INSTRUCTION:
Retype the opening lines of the listing below, ending with the line that contains "0.39, 0.341, 0.341];", and leave out any pictures.

AVAILABLE DATA:
[Begin]
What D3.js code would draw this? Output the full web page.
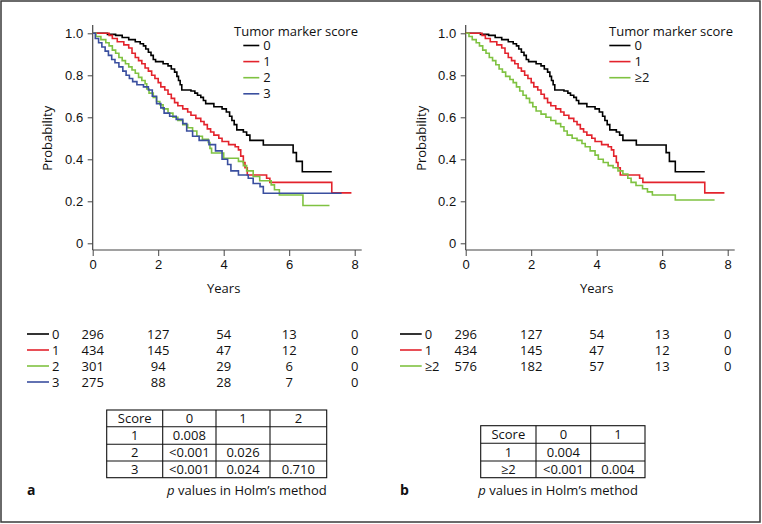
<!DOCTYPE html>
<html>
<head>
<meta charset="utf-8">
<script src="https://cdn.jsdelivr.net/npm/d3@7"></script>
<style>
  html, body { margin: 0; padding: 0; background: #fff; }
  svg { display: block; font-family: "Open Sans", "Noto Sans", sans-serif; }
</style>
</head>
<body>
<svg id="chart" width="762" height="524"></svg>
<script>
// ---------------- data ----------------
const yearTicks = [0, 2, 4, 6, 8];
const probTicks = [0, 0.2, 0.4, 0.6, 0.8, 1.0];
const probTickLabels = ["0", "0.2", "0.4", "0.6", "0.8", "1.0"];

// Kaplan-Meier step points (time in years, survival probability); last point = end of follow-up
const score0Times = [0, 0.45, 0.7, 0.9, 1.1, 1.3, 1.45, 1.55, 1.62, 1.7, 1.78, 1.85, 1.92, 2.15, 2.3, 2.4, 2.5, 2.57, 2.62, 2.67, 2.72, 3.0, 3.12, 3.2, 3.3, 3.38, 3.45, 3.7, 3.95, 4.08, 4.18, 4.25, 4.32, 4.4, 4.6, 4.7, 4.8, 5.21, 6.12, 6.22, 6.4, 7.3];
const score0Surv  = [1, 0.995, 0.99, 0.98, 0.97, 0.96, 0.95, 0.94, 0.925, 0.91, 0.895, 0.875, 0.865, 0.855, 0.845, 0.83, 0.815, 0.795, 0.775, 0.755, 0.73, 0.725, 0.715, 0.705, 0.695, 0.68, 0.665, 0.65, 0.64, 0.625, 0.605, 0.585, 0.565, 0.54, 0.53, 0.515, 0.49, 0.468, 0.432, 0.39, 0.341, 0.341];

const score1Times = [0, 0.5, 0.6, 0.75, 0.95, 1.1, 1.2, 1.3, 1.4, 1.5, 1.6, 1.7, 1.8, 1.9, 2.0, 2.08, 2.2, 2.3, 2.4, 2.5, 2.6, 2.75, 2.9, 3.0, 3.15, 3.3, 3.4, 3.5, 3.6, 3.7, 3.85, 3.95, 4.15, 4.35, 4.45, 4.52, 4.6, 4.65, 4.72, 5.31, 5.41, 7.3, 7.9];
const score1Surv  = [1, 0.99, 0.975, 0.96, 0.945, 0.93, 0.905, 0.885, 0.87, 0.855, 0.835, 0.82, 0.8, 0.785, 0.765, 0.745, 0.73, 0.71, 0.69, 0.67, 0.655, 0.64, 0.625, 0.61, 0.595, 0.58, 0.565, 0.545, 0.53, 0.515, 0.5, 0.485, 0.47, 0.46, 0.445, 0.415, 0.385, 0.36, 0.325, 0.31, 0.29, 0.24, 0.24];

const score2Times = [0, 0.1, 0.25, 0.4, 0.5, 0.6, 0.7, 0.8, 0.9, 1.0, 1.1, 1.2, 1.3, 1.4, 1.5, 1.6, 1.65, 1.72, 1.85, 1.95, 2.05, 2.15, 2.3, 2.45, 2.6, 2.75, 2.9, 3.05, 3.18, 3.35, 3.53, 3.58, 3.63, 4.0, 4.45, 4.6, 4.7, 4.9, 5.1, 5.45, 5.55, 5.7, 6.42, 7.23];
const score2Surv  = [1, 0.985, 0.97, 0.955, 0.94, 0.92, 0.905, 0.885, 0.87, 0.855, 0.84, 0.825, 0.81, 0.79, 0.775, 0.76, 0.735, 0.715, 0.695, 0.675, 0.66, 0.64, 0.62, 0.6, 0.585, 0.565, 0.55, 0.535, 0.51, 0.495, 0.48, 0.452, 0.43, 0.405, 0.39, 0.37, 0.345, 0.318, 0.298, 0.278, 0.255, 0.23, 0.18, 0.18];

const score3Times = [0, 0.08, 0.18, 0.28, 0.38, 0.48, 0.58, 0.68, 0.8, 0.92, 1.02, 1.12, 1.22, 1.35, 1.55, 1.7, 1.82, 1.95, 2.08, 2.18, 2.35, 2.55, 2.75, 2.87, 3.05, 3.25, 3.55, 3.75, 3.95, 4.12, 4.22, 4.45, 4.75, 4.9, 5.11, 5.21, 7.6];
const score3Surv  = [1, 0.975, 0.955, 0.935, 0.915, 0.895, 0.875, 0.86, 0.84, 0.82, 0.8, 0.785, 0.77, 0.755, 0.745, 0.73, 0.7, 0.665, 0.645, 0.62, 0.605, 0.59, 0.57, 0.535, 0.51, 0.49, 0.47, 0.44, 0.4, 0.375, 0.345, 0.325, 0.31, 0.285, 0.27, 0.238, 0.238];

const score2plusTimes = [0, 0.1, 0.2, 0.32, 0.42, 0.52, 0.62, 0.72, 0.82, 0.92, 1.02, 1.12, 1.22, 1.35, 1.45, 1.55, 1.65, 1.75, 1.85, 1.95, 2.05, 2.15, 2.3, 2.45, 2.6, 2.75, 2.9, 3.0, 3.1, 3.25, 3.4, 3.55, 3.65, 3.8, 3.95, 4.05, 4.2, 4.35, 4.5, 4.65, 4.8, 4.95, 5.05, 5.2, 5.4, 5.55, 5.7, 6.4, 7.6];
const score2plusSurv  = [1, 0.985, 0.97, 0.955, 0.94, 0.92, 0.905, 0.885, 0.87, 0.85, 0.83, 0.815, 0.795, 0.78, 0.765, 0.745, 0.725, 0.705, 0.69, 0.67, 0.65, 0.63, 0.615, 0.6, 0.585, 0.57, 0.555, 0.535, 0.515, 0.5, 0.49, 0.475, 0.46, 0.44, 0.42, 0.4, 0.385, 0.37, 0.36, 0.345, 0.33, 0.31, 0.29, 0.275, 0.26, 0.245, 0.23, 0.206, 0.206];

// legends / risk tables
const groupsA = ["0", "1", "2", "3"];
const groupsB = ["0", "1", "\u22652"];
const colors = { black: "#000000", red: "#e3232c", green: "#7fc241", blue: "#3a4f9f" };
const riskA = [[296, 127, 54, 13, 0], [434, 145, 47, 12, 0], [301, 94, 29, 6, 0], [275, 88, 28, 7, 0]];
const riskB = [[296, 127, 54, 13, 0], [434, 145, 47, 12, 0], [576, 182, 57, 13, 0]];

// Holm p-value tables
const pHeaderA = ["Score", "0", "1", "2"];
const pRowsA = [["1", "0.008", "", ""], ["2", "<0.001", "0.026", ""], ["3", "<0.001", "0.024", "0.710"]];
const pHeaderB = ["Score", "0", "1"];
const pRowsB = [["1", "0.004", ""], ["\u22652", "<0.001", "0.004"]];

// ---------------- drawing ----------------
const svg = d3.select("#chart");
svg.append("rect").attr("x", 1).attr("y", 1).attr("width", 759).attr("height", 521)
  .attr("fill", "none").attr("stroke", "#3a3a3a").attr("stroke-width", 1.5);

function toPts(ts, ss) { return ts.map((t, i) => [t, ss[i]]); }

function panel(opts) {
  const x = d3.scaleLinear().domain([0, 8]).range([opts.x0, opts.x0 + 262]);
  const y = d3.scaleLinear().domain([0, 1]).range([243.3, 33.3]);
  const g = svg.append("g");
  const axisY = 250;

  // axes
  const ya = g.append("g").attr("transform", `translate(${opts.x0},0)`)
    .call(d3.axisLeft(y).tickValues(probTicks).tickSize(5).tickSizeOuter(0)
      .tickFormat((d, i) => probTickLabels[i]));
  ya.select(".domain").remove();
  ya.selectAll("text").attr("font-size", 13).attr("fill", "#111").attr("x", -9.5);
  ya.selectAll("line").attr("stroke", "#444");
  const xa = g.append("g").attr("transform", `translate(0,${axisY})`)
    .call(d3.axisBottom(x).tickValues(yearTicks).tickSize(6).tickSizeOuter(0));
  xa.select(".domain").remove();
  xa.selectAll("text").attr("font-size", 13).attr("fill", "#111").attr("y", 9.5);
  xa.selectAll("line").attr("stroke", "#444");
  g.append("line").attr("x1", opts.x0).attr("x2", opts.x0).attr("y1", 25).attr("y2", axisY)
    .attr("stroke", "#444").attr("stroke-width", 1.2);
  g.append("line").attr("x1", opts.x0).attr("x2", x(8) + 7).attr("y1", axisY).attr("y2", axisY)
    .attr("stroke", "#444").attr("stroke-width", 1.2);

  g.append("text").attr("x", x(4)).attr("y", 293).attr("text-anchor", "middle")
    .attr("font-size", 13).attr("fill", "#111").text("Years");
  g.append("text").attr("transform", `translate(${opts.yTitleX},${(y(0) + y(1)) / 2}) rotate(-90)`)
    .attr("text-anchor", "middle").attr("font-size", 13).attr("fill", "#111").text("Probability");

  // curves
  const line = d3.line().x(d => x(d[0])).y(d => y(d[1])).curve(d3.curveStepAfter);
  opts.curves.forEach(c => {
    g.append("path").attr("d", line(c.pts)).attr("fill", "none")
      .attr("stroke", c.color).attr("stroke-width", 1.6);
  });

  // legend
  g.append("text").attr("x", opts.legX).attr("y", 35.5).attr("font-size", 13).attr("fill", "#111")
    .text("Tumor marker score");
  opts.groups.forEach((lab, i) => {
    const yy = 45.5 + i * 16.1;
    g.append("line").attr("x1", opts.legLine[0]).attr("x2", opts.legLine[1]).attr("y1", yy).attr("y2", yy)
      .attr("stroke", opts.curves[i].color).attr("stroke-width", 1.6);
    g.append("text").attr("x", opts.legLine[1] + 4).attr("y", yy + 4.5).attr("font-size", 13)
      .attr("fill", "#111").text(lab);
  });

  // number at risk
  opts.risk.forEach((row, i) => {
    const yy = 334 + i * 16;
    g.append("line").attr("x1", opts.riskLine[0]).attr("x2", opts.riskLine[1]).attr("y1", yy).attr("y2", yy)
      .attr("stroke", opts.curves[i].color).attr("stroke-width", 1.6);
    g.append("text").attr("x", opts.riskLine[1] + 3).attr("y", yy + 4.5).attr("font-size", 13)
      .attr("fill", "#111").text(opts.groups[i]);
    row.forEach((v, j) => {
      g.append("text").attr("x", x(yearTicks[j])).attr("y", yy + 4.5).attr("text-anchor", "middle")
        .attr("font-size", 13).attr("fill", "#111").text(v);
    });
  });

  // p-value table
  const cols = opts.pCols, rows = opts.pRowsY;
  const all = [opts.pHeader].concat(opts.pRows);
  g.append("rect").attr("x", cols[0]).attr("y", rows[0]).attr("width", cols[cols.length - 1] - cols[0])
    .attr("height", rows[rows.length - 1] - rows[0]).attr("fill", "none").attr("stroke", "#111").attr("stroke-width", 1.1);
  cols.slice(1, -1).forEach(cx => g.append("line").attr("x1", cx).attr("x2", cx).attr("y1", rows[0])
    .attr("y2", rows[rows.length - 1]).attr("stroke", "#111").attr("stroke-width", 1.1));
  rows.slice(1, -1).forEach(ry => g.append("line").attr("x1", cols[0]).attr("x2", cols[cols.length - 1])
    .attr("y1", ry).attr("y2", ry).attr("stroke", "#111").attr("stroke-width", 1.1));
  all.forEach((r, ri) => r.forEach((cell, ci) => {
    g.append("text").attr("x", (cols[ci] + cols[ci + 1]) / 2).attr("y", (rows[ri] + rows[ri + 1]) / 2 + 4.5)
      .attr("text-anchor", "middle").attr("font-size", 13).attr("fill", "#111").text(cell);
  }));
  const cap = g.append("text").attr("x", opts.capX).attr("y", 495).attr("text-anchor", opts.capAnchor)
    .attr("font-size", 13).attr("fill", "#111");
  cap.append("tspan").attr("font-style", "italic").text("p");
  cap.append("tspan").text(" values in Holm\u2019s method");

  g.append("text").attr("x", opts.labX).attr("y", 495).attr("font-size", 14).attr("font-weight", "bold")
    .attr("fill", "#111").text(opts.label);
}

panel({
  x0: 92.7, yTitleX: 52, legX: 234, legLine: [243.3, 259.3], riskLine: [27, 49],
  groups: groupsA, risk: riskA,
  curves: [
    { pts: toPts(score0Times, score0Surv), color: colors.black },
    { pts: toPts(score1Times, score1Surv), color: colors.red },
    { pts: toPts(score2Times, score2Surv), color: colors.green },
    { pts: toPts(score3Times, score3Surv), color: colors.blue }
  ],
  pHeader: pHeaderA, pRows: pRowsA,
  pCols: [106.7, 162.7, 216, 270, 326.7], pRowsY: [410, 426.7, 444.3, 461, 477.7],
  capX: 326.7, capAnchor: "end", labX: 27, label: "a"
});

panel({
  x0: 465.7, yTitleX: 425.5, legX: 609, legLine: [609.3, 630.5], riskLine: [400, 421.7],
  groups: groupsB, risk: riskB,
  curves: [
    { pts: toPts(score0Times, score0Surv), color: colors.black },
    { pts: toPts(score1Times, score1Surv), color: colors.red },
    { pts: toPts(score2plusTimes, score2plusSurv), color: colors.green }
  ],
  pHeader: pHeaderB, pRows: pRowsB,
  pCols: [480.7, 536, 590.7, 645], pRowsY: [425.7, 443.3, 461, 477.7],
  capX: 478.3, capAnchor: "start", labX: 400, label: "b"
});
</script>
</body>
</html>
[End]
THE RESULT:
What D3.js code would draw this? Output the full web page.
<!DOCTYPE html>
<html>
<head>
<meta charset="utf-8">
<script src="https://cdn.jsdelivr.net/npm/d3@7"></script>
<style>
  html, body { margin: 0; padding: 0; background: #fff; }
  svg { display: block; font-family: "Open Sans", "Noto Sans", sans-serif; }
</style>
</head>
<body>
<svg id="chart" width="762" height="524"></svg>
<script>
// ---------------- data ----------------
const yearTicks = [0, 2, 4, 6, 8];
const probTicks = [0, 0.2, 0.4, 0.6, 0.8, 1.0];
const probTickLabels = ["0", "0.2", "0.4", "0.6", "0.8", "1.0"];

// Kaplan-Meier step points (time in years, survival probability); last point = end of follow-up
const score0Times = [0, 0.45, 0.7, 0.9, 1.1, 1.3, 1.45, 1.55, 1.62, 1.7, 1.78, 1.85, 1.92, 2.15, 2.3, 2.4, 2.5, 2.57, 2.62, 2.67, 2.72, 3.0, 3.12, 3.2, 3.3, 3.38, 3.45, 3.7, 3.95, 4.08, 4.18, 4.25, 4.32, 4.4, 4.6, 4.7, 4.8, 5.21, 6.12, 6.22, 6.4, 7.3];
const score0Surv  = [1, 0.995, 0.99, 0.98, 0.97, 0.96, 0.95, 0.94, 0.925, 0.91, 0.895, 0.875, 0.865, 0.855, 0.845, 0.83, 0.815, 0.795, 0.775, 0.755, 0.73, 0.725, 0.715, 0.705, 0.695, 0.68, 0.665, 0.65, 0.64, 0.625, 0.605, 0.585, 0.565, 0.54, 0.53, 0.515, 0.49, 0.468, 0.432, 0.39, 0.341, 0.341];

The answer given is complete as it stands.